Georgetown Public Policy Review
June 1, 2015
In September of 2014, Arab Bank, a large Jordan-based financial institution, was found liable under the Anti-Terrorism Act (ATA) of processing payments used by Hamas to commit acts of terrorism in Israel during the early 2000s. In a significant broadening of the scope of the ATA, the jury in Linde v. Arab Bank found that the processing of these payments resulted in the death and injury of over 100 American citizens. Similar cases are also pending trial in the United States, including lawsuits against the Royal Bank of Scotland Group Plc’s National Westminster Bank, Bank of China Ltd., and Credit Lyonnais SA for their alleged involvement in processing transactions destined for Hamas and Islamic Jihad. Civil litigation against banks under the ATA for alleged involvement in handling financial transactions related to acts of terrorism in the Middle East poses a threat to diplomatic efforts in the region, collaborative investigation of terror financing, and the future stability of already vulnerable Arab states.

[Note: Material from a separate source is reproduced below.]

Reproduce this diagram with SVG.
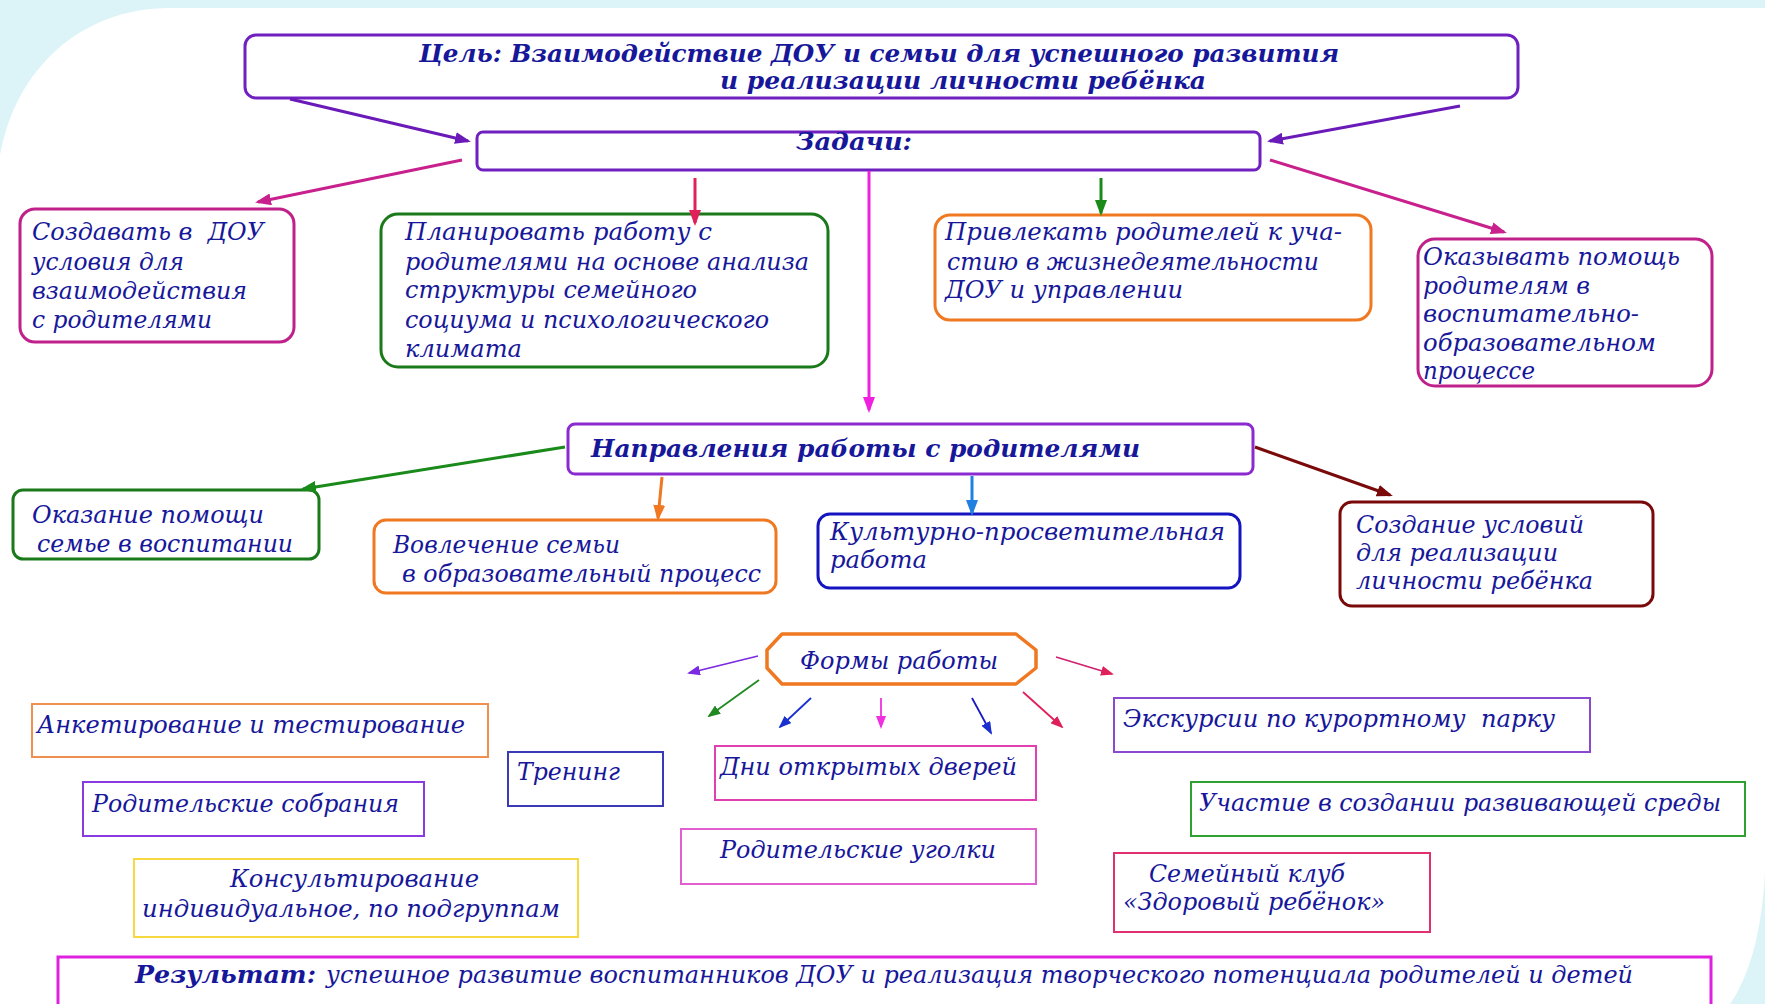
<svg xmlns="http://www.w3.org/2000/svg" width="1765" height="1004" viewBox="0 0 1765 1004">
<defs>
<style>
.t{font-family:"DejaVu Serif","Liberation Serif",serif;font-style:italic;font-size:24px;fill:#17179a}
.b{font-weight:bold}
.box{fill:#fff;stroke-width:3}
.fr{fill:#fff;stroke-width:2}
.c{fill:none;stroke-width:3}
.ct{fill:none;stroke-width:1.8}
</style>
<marker id="aP" viewBox="0 0 16 12" refX="13" refY="6" markerWidth="16" markerHeight="12" markerUnits="userSpaceOnUse" orient="auto"><path d="M0,0 L16,6 L0,12 z" fill="#6a1ab8"/></marker>
<marker id="aM" viewBox="0 0 16 12" refX="13" refY="6" markerWidth="16" markerHeight="12" markerUnits="userSpaceOnUse" orient="auto"><path d="M0,0 L16,6 L0,12 z" fill="#c8208c"/></marker>
<marker id="aR" viewBox="0 0 16 12" refX="13" refY="6" markerWidth="16" markerHeight="12" markerUnits="userSpaceOnUse" orient="auto"><path d="M0,0 L16,6 L0,12 z" fill="#e0205a"/></marker>
<marker id="aBM" viewBox="0 0 16 12" refX="13" refY="6" markerWidth="16" markerHeight="12" markerUnits="userSpaceOnUse" orient="auto"><path d="M0,0 L16,6 L0,12 z" fill="#f020e0"/></marker>
<marker id="aG" viewBox="0 0 16 12" refX="13" refY="6" markerWidth="16" markerHeight="12" markerUnits="userSpaceOnUse" orient="auto"><path d="M0,0 L16,6 L0,12 z" fill="#1a8a1a"/></marker>
<marker id="aO" viewBox="0 0 16 12" refX="13" refY="6" markerWidth="16" markerHeight="12" markerUnits="userSpaceOnUse" orient="auto"><path d="M0,0 L16,6 L0,12 z" fill="#f07820"/></marker>
<marker id="aLB" viewBox="0 0 16 12" refX="13" refY="6" markerWidth="16" markerHeight="12" markerUnits="userSpaceOnUse" orient="auto"><path d="M0,0 L16,6 L0,12 z" fill="#2080e0"/></marker>
<marker id="aDR" viewBox="0 0 16 12" refX="13" refY="6" markerWidth="16" markerHeight="12" markerUnits="userSpaceOnUse" orient="auto"><path d="M0,0 L16,6 L0,12 z" fill="#7a0a0a"/></marker>
<marker id="tP" viewBox="0 0 13 10" refX="11" refY="5" markerWidth="13" markerHeight="10" markerUnits="userSpaceOnUse" orient="auto"><path d="M0,0 L13,5 L0,10 z" fill="#7a2ae0"/></marker>
<marker id="tG" viewBox="0 0 13 10" refX="11" refY="5" markerWidth="13" markerHeight="10" markerUnits="userSpaceOnUse" orient="auto"><path d="M0,0 L13,5 L0,10 z" fill="#208a20"/></marker>
<marker id="tB" viewBox="0 0 13 10" refX="11" refY="5" markerWidth="13" markerHeight="10" markerUnits="userSpaceOnUse" orient="auto"><path d="M0,0 L13,5 L0,10 z" fill="#1a30d0"/></marker>
<marker id="tM" viewBox="0 0 13 10" refX="11" refY="5" markerWidth="13" markerHeight="10" markerUnits="userSpaceOnUse" orient="auto"><path d="M0,0 L13,5 L0,10 z" fill="#f030e0"/></marker>
<marker id="tR" viewBox="0 0 13 10" refX="11" refY="5" markerWidth="13" markerHeight="10" markerUnits="userSpaceOnUse" orient="auto"><path d="M0,0 L13,5 L0,10 z" fill="#e0205a"/></marker>
</defs>

<g id="background">
<rect x="0" y="0" width="1765" height="1004" fill="#dcf3f7"/>
<path d="M0,155 C15,70 80,8 170,8 L1765,8 L1765,872 C1762,930 1750,975 1730,1004 L0,1004 Z" fill="#fff"/>
</g>

<g id="goal">
<rect class="box" x="245" y="35" width="1273" height="63" rx="11" stroke="#7020c0"/>
<text class="t b" x="419" y="62" textLength="920" lengthAdjust="spacingAndGlyphs">Цель: Взаимодействие ДОУ и семьи для успешного развития</text>
<text class="t b" x="720" y="89" textLength="486" lengthAdjust="spacingAndGlyphs">и реализации личности ребёнка</text>
</g>

<g id="tasks">
<rect class="box" x="477" y="132" width="783" height="38" rx="6" stroke="#7020c0"/>
<text class="t b" x="796" y="150" textLength="116" lengthAdjust="spacingAndGlyphs">Задачи:</text>
</g>

<g id="task1">
<rect class="box" x="20" y="209" width="274" height="133" rx="15" stroke="#c0208a"/>
<text class="t" xml:space="preserve" x="32" y="240" textLength="232" lengthAdjust="spacingAndGlyphs">Создавать в  ДОУ</text>
<text class="t" x="32" y="270" textLength="152" lengthAdjust="spacingAndGlyphs">условия для</text>
<text class="t" x="32" y="299" textLength="215" lengthAdjust="spacingAndGlyphs">взаимодействия</text>
<text class="t" x="32" y="328" textLength="180" lengthAdjust="spacingAndGlyphs">с родителями</text>
</g>

<g id="task2">
<rect class="box" x="381" y="214" width="447" height="153" rx="17" stroke="#1a7a1a"/>
<text class="t" x="405" y="240" textLength="307" lengthAdjust="spacingAndGlyphs">Планировать работу с</text>
<text class="t" x="405" y="270" textLength="404" lengthAdjust="spacingAndGlyphs">родителями на основе анализа</text>
<text class="t" x="405" y="298" textLength="292" lengthAdjust="spacingAndGlyphs">структуры семейного</text>
<text class="t" x="405" y="328" textLength="364" lengthAdjust="spacingAndGlyphs">социума и психологического</text>
<text class="t" x="405" y="357" textLength="117" lengthAdjust="spacingAndGlyphs">климата</text>
</g>

<g id="task3">
<rect class="box" x="935" y="215" width="436" height="105" rx="15" stroke="#f07820"/>
<text class="t" x="945" y="240" textLength="397" lengthAdjust="spacingAndGlyphs">Привлекать родителей к уча-</text>
<text class="t" x="947" y="270" textLength="372" lengthAdjust="spacingAndGlyphs">стию в жизнедеятельности</text>
<text class="t" x="945" y="298" textLength="238" lengthAdjust="spacingAndGlyphs">ДОУ и управлении</text>
</g>

<g id="task4">
<rect class="box" x="1418" y="239" width="294" height="147" rx="17" stroke="#c0208a"/>
<text class="t" x="1423" y="265" textLength="257" lengthAdjust="spacingAndGlyphs">Оказывать помощь</text>
<text class="t" x="1423" y="294" textLength="167" lengthAdjust="spacingAndGlyphs">родителям в</text>
<text class="t" x="1423" y="322" textLength="216" lengthAdjust="spacingAndGlyphs">воспитательно-</text>
<text class="t" x="1423" y="351" textLength="233" lengthAdjust="spacingAndGlyphs">образовательном</text>
<text class="t" x="1423" y="379" textLength="112" lengthAdjust="spacingAndGlyphs">процессе</text>
</g>

<g id="directions">
<rect class="box" x="568" y="424" width="685" height="50" rx="7" stroke="#8a2ad0"/>
<text class="t b" x="591" y="457" textLength="549" lengthAdjust="spacingAndGlyphs">Направления работы с родителями</text>
</g>

<g id="dir1">
<rect class="box" x="13" y="490" width="306" height="69" rx="10" stroke="#1a7a1a"/>
<text class="t" x="32" y="523" textLength="232" lengthAdjust="spacingAndGlyphs">Оказание помощи</text>
<text class="t" x="37" y="552" textLength="256" lengthAdjust="spacingAndGlyphs">семье в воспитании</text>
</g>

<g id="dir2">
<rect class="box" x="374" y="520" width="402" height="73" rx="12" stroke="#f07820"/>
<text class="t" x="393" y="553" textLength="227" lengthAdjust="spacingAndGlyphs">Вовлечение семьи</text>
<text class="t" x="402" y="582" textLength="359" lengthAdjust="spacingAndGlyphs">в образовательный процесс</text>
</g>

<g id="dir3">
<rect class="box" x="818" y="514" width="422" height="74" rx="12" stroke="#1414c0"/>
<text class="t" x="830" y="540" textLength="395" lengthAdjust="spacingAndGlyphs">Культурно-просветительная</text>
<text class="t" x="830" y="568" textLength="97" lengthAdjust="spacingAndGlyphs">работа</text>
</g>

<g id="dir4">
<rect class="box" x="1340" y="502" width="313" height="104" rx="12" stroke="#7a0a0a"/>
<text class="t" x="1356" y="533" textLength="228" lengthAdjust="spacingAndGlyphs">Создание условий</text>
<text class="t" x="1356" y="561" textLength="202" lengthAdjust="spacingAndGlyphs">для реализации</text>
<text class="t" x="1356" y="589" textLength="237" lengthAdjust="spacingAndGlyphs">личности ребёнка</text>
</g>

<g id="forms">
<polygon points="782,634 1016,634 1036,650 1036,668 1016,684 782,684 767,668 767,650" fill="#fff" stroke="#f07820" stroke-width="3.5" stroke-linejoin="round"/>
<text class="t" x="800" y="669" textLength="198" lengthAdjust="spacingAndGlyphs">Формы работы</text>
</g>

<g id="form-survey">
<rect class="fr" x="32" y="704" width="456" height="53" stroke="#f09050"/>
<text class="t" x="37" y="733" textLength="428" lengthAdjust="spacingAndGlyphs">Анкетирование и тестирование</text>
</g>

<g id="form-meetings">
<rect class="fr" x="83" y="782" width="341" height="54" stroke="#8a3ae0"/>
<text class="t" x="92" y="812" textLength="307" lengthAdjust="spacingAndGlyphs">Родительские собрания</text>
</g>

<g id="form-consult">
<rect class="fr" x="134" y="859" width="444" height="78" stroke="#f8d840"/>
<text class="t" x="230" y="887" textLength="249" lengthAdjust="spacingAndGlyphs">Консультирование</text>
<text class="t" x="142" y="917" textLength="418" lengthAdjust="spacingAndGlyphs">индивидуальное, по подгруппам</text>
</g>

<g id="form-training">
<rect class="fr" x="508" y="752" width="155" height="54" stroke="#3a3ab8"/>
<text class="t" x="517" y="780" textLength="103" lengthAdjust="spacingAndGlyphs">Тренинг</text>
</g>

<g id="form-opendays">
<rect class="fr" x="715" y="746" width="321" height="54" stroke="#e040b0"/>
<text class="t" x="720" y="775" textLength="297" lengthAdjust="spacingAndGlyphs">Дни открытых дверей</text>
</g>

<g id="form-corners">
<rect class="fr" x="681" y="829" width="355" height="55" stroke="#e060d0"/>
<text class="t" x="720" y="858" textLength="276" lengthAdjust="spacingAndGlyphs">Родительские уголки</text>
</g>

<g id="form-excursions">
<rect class="fr" x="1114" y="698" width="476" height="54" stroke="#8a4ad0"/>
<text class="t" xml:space="preserve" x="1123" y="727" textLength="432" lengthAdjust="spacingAndGlyphs">Экскурсии по курортному  парку</text>
</g>

<g id="form-environment">
<rect class="fr" x="1191" y="782" width="554" height="54" stroke="#30a030"/>
<text class="t" x="1199" y="811" textLength="522" lengthAdjust="spacingAndGlyphs">Участие в создании развивающей среды</text>
</g>

<g id="form-club">
<rect class="fr" x="1114" y="853" width="316" height="79" stroke="#e03070"/>
<text class="t" x="1149" y="882" textLength="196" lengthAdjust="spacingAndGlyphs">Семейный клуб</text>
<text class="t" x="1123" y="910" textLength="262" lengthAdjust="spacingAndGlyphs">«Здоровый ребёнок»</text>
</g>

<g id="result">
<rect x="58" y="957" width="1653" height="60" fill="#fff" stroke="#e020e0" stroke-width="3"/>
<text class="t b" x="135" y="983" textLength="181" lengthAdjust="spacingAndGlyphs">Результат:</text>
<text class="t" x="326" y="983" textLength="1307" lengthAdjust="spacingAndGlyphs">успешное развитие воспитанников ДОУ и реализация творческого потенциала родителей и детей</text>
</g>

<g id="connectors">
<line class="c" x1="290" y1="99" x2="468" y2="141" stroke="#6a1ab8" marker-end="url(#aP)"/>
<line class="c" x1="1460" y1="106" x2="1270" y2="141" stroke="#6a1ab8" marker-end="url(#aP)"/>
<line class="c" x1="462" y1="160" x2="258" y2="202" stroke="#c8208c" marker-end="url(#aM)"/>
<line class="c" x1="695" y1="178" x2="695" y2="223" stroke="#e0205a" stroke-width="2.5" marker-end="url(#aR)"/>
<line class="c" x1="869" y1="171" x2="869" y2="410" stroke="#f020e0" stroke-width="2" marker-end="url(#aBM)"/>
<line class="c" x1="1101" y1="178" x2="1101" y2="213" stroke="#1a8a1a" stroke-width="2" marker-end="url(#aG)"/>
<line class="c" x1="1270" y1="160" x2="1504" y2="232" stroke="#c8208c" marker-end="url(#aM)"/>
<line class="c" x1="565" y1="447" x2="303" y2="489" stroke="#1a8a1a" marker-end="url(#aG)"/>
<line class="c" x1="662" y1="477" x2="658" y2="518" stroke="#f07820" stroke-width="2.5" marker-end="url(#aO)"/>
<line class="c" x1="972" y1="476" x2="972" y2="513" stroke="#2080e0" stroke-width="2" marker-end="url(#aLB)"/>
<line class="c" x1="1255" y1="447" x2="1390" y2="495" stroke="#7a0a0a" marker-end="url(#aDR)"/>
<line class="ct" x1="758" y1="656" x2="689" y2="673" stroke="#7a2ae0" marker-end="url(#tP)"/>
<line class="ct" x1="759" y1="680" x2="709" y2="716" stroke="#208a20" marker-end="url(#tG)"/>
<line class="ct" x1="811" y1="698" x2="780" y2="727" stroke="#1a30d0" marker-end="url(#tB)"/>
<line class="ct" x1="881" y1="698" x2="881" y2="727" stroke="#f030e0" marker-end="url(#tM)"/>
<line class="ct" x1="972" y1="698" x2="991" y2="733" stroke="#1a1ac0" marker-end="url(#tB)"/>
<line class="ct" x1="1023" y1="692" x2="1062" y2="727" stroke="#e0205a" marker-end="url(#tR)"/>
<line class="ct" x1="1056" y1="657" x2="1112" y2="674" stroke="#d02070" marker-end="url(#tR)"/>
</g>
</svg>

Civil Litigation as a Security Threat
Linde v. Arab Bank is the first case against a bank brought under the ATA, which was enacted in 1992. While civil litigation against banks that might have financed terror activities may serve to compensate the families of victims, the overall effect can be damaging to relationships with key regional partners and weaken the United States’ capacity to investigate terror financing. Additionally, litigation against banks operating in the Middle East could contribute to further regional destabilization by discouraging financial institutions from operating in areas heavily impacted by terrorism for fear of civil penalties. Setbacks in these areas may increase the vulnerability of the US and its allies to acts of terrorism.